QUOTA 100 E REDDITO FUORI DAGLI EMENDAMENTI, LA MANOVRA ANCORA NON C’E’
ALLA CAMERA NON SONO ARRIVATE LE MISURE CHIAVE DEL GOVERNO, ANCORA OSTAGGIO DEL BRACCIO DI FERRO TRA SALVINI E DI MAIO
Tanta attesa per nulla.
La lunga nottata della riscrittura della manovra – quella della trattativa tra Lega e 5 Stelle – si è conclusa in mattinata con l’arrivo a Montecitorio di un pacchetto di 56 emendamenti dove non c’è traccia di quota 100, reddito di cittadinanza e taglio delle pensioni d’oro.
È il segnale, tangibile, di un cantiere ancora nel caos. Perchè se la trattativa con l’Europa è oramai innestata sulla consapevolezza – ora anche del governo gialloverde – che bisogna portare il deficit dal 2,4% presumibilmente al 2,1 per cento, la contesa tra Matteo Salvini e Luigi Di Maio è ancora lontana da un punto di caduta positivo. Spetta a loro, infatti, trovare le modalità per sgonfiare e riscrivere la nuova legge di bilancio.
E ad oggi queste modalità sono indefinite perchè legate a interessi elettorali di parte che vanno tutelati. Trattare senza tradire.
A oggi la fisionomia della nuova legge di bilancio per dare attuazione alla retromarcia politica con Bruxelles non c’è.
E così le proposte di modifica depositate dall’esecutivo e dai relatori in commissione Bilancio – dove la manovra è sotto esame in modalità rallentatore – si riferiscono a norme per l’Accademia della Crusca piuttosto che alle farmacie.
Nulla, invece, su reddito e quota 100, che devono essere necessariamente ridimensionate per abbassare il deficit. Se ne riparlerà durante il passaggio al Senato.
La natura del pacchetto degli emendamenti presentati alla Camera mette in luce il braccio di ferro tra Salvini e Di Maio.
Il vicepremier pentastellato ha provato fino all’ultimo a far prevalere un’eccezione di peso. È qui il cuore del dissidio tra il Carroccio e i grillini. Di Maio voleva inserire le norme per tagliare le pensioni d’oro già nel passaggio della manovra a Montecitorio mentre i leghisti vogliono legarla alla quota 100, la misura che permetterà di andare in anticipo in pensione con 62 anni di età e 38 anni di contributi.
Non è una questione di tempi. È una questione di incassi, di misure realizzate da portare ai rispettivi elettorati.
Ed è anche un tema di equilibri di forza dentro il governo stesso, appunto tra i due azionisti.

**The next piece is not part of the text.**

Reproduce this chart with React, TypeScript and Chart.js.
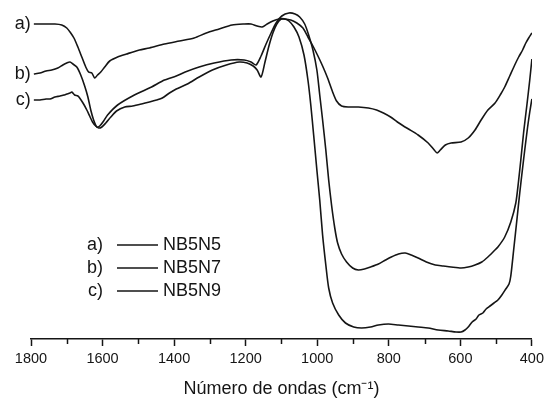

Insomma nessuno dei due coinquilini di governo vuole lasciare fare un passo all’altro senza seguirlo a ruota.
La dinamica è quella della tentata fuga con annesso pedinamento.
La Lega, dal canto suo, può contare su un vantaggio e cioè che l’emendamento per la quota 100 è pronto mentre le norme sul reddito di cittadinanza – anche alla luce dello sgonfiamento in cantiere – ancora no.

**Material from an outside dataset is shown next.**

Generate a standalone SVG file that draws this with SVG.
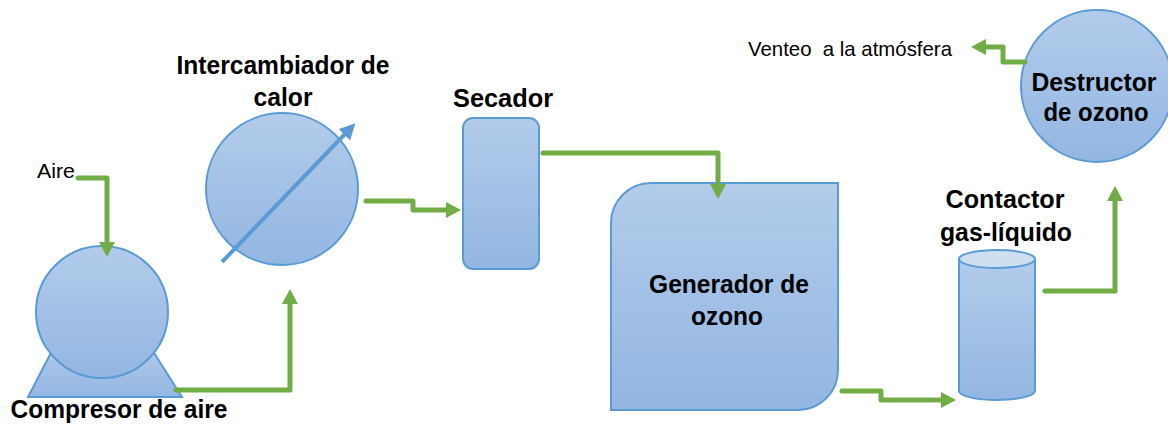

I 5 Stelle, in altre parole, non possono permettersi di dare spazio alla quota 100 già alla Camera e in generale durante l’iter parlamentare perchè il reddito arriverà , con decreto, dopo la manovra, non subito.

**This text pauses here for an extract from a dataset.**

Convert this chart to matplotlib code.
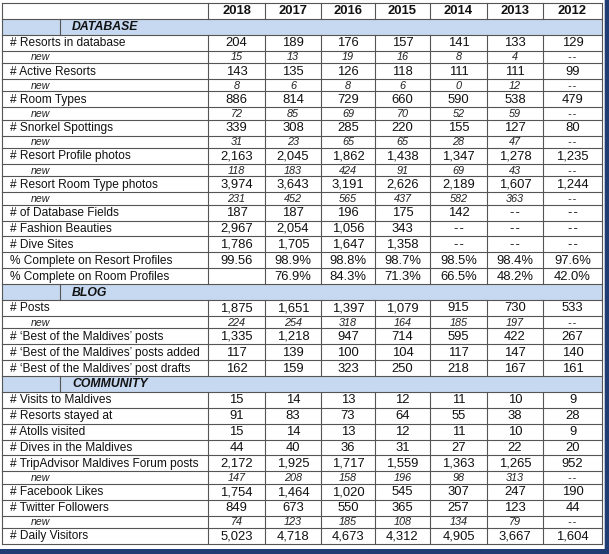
import matplotlib.pyplot as plt
import numpy as np

plt.rcParams['font.family'] = ['Liberation Sans', 'DejaVu Sans']

years = ["2018", "2017", "2016", "2015", "2014", "2013", "2012"]
sections = ["DATABASE", "BLOG", "COMMUNITY"]

labels = [
    "DATABASE",
    "# Resorts in database", "new",
    "# Active Resorts", "new",
    "# Room Types", "new",
    "# Snorkel Spottings", "new",
    "# Resort Profile photos", "new",
    "# Resort Room Type photos", "new",
    "# of Database Fields",
    "# Fashion Beauties",
    "# Dive Sites",
    "% Complete on Resort Profiles",
    "% Complete on Room Profiles",
    "BLOG",
    "# Posts", "new",
    "# \u2018Best of the Maldives\u2019 posts",
    "# \u2018Best of the Maldives\u2019 posts added",
    "# \u2018Best of the Maldives\u2019 post drafts",
    "COMMUNITY",
    "# Visits to Maldives",
    "# Resorts stayed at",
    "# Atolls visited",
    "# Dives in the Maldives",
    "# TripAdvisor Maldives Forum posts", "new",
    "# Facebook Likes",
    "# Twitter Followers", "new",
    "# Daily Visitors",
]

v2018 = ["", "204", "15", "143", "8", "886", "72", "339", "31", "2,163", "118", "3,974", "231",
         "187", "2,967", "1,786", "99.56", "", "", "1,875", "224", "1,335", "117", "162", "",
         "15", "91", "15", "44", "2,172", "147", "1,754", "849", "74", "5,023"]
v2017 = ["", "189", "13", "135", "6", "814", "85", "308", "23", "2,045", "183", "3,643", "452",
         "187", "2,054", "1,705", "98.9%", "76.9%", "", "1,651", "254", "1,218", "139", "159", "",
         "14", "83", "14", "40", "1,925", "208", "1,464", "673", "123", "4,718"]
v2016 = ["", "176", "19", "126", "8", "729", "69", "285", "65", "1,862", "424", "3,191", "565",
         "196", "1,056", "1,647", "98.8%", "84.3%", "", "1,397", "318", "947", "100", "323", "",
         "13", "73", "13", "36", "1,717", "158", "1,020", "550", "185", "4,673"]
v2015 = ["", "157", "16", "118", "6", "660", "70", "220", "65", "1,438", "91", "2,626", "437",
         "175", "343", "1,358", "98.7%", "71.3%", "", "1,079", "164", "714", "104", "250", "",
         "12", "64", "12", "31", "1,559", "196", "545", "365", "108", "4,312"]
v2014 = ["", "141", "8", "111", "0", "590", "52", "155", "28", "1,347", "69", "2,189", "582",
         "142", "--", "--", "98.5%", "66.5%", "", "915", "185", "595", "117", "218", "",
         "11", "55", "11", "27", "1,363", "98", "307", "257", "134", "4,905"]
v2013 = ["", "133", "4", "111", "12", "538", "59", "127", "47", "1,278", "43", "1,607", "363",
         "--", "--", "--", "98.4%", "48.2%", "", "730", "197", "422", "147", "167", "",
         "10", "38", "10", "22", "1,265", "313", "247", "123", "79", "3,667"]
v2012 = ["", "129", "--", "99", "--", "479", "--", "80", "--", "1,235", "--", "1,244", "--",
         "--", "--", "--", "97.6%", "42.0%", "", "533", "--", "267", "140", "161", "",
         "9", "28", "9", "20", "952", "--", "190", "44", "--", "1,604"]

columns = [v2018, v2017, v2016, v2015, v2014, v2013, v2012]

# layout in pixels
W, H = 609, 554
x_edges = [2, 208, 265, 321, 375, 430, 487, 543, 602]
top = 3
main_h, new_h = 15.9, 12.4
line_c = "#555555"
fill_c = "#c6d9f0"
txt_c = "#111111"

fig = plt.figure(figsize=(W / 100, H / 100), dpi=100)
ax = fig.add_axes([0, 0, 1, 1])
ax.set_xlim(0, W)
ax.set_ylim(H, 0)
ax.axis("off")

# window frame on the right and bottom
ax.add_patch(plt.Rectangle((605, 0), 4, H, color="#1f3d72", lw=0))
ax.add_patch(plt.Rectangle((0, 549), W, 5, color="#1f3d72", lw=0))
ax.add_patch(plt.Rectangle((603.5, 0), 1.5, 549, color="#b8c4d6", lw=0))


def cell_text(s):
    # show the dashes apart, like the screenshot does
    return s.replace("--", "-\u200a-")


# header row with years
y = top
y1 = y + main_h
for i, yr in enumerate(years):
    xc = (x_edges[i + 1] + x_edges[i + 2]) / 2
    ax.text(xc, (y + y1) / 2 + 0.5, yr, ha="center", va="center",
            fontsize=9.4, fontweight="bold", color=txt_c)
for xe in x_edges:
    ax.plot([xe, xe], [y, y1], color=line_c, lw=0.8)
ax.plot([x_edges[0], x_edges[-1]], [y, y], color=line_c, lw=0.8)
y = y1

for r, lab in enumerate(labels):
    is_new = lab == "new"
    h = new_h if is_new else main_h
    y1 = y + h
    yc = (y + y1) / 2 + 0.5
    ax.plot([x_edges[0], x_edges[-1]], [y, y], color=line_c, lw=0.8)
    if lab in sections:
        ax.add_patch(plt.Rectangle((x_edges[0], y), x_edges[-1] - x_edges[0], h,
                                   color=fill_c, lw=0))
        for xe in [x_edges[0], 60, x_edges[-1]]:
            ax.plot([xe, xe], [y, y1], color=line_c, lw=0.8)
        ax.text(72, yc, lab, ha="left", va="center", fontsize=8.8,
                fontweight="bold", fontstyle="italic", color=txt_c)
    else:
        for xe in x_edges:
            ax.plot([xe, xe], [y, y1], color=line_c, lw=0.8)
        if is_new:
            ax.text(41, yc, lab, ha="center", va="center", fontsize=7.6,
                    fontstyle="italic", color="#222222")
        else:
            ax.text(10, yc, lab, ha="left", va="center", fontsize=8.6, color=txt_c)
        for i, col in enumerate(columns):
            xc = (x_edges[i + 1] + x_edges[i + 2]) / 2
            if is_new:
                ax.text(xc, yc, cell_text(col[r]), ha="center", va="center",
                        fontsize=7.8, fontstyle="italic", color="#222222")
            else:
                ax.text(xc, yc, cell_text(col[r]), ha="center", va="center",
                        fontsize=9.4, color=txt_c)
    y = y1
ax.plot([x_edges[0], x_edges[-1]], [y, y], color=line_c, lw=0.8)

fig.savefig("out.png", dpi=100)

Il rischio è quello di fare passare Salvini all’incasso e di restare poi scoperti con la misura più ambita e che paga di più elettoralmente.
Questo lo stato della trattativa nella trattativa. Il filo rosso che invece accomuna Lega e 5 Stelle è la necessità di togliere risorse sia alla quota 100 che al reddito.
Il Carroccio i conti li ha fatti ed è pronto a scendere da 6,7 miliardi a circa 5. I pentastellati, invece, provano a tenere il punto: smentiscono il taglio dell’assegno promesso, di importo pari a 780 euro, ma per portare il proprio contributo al calo del deficit è necessario un intervento.
Che sia una decurtazione dell’assegno o un restringimento della platea dei beneficiari, il nodo è ancora tutto da sciogliere. Ed è legato a tanti altri nodi, da quelli interni a quelli esterni, da Salvini all’Europa.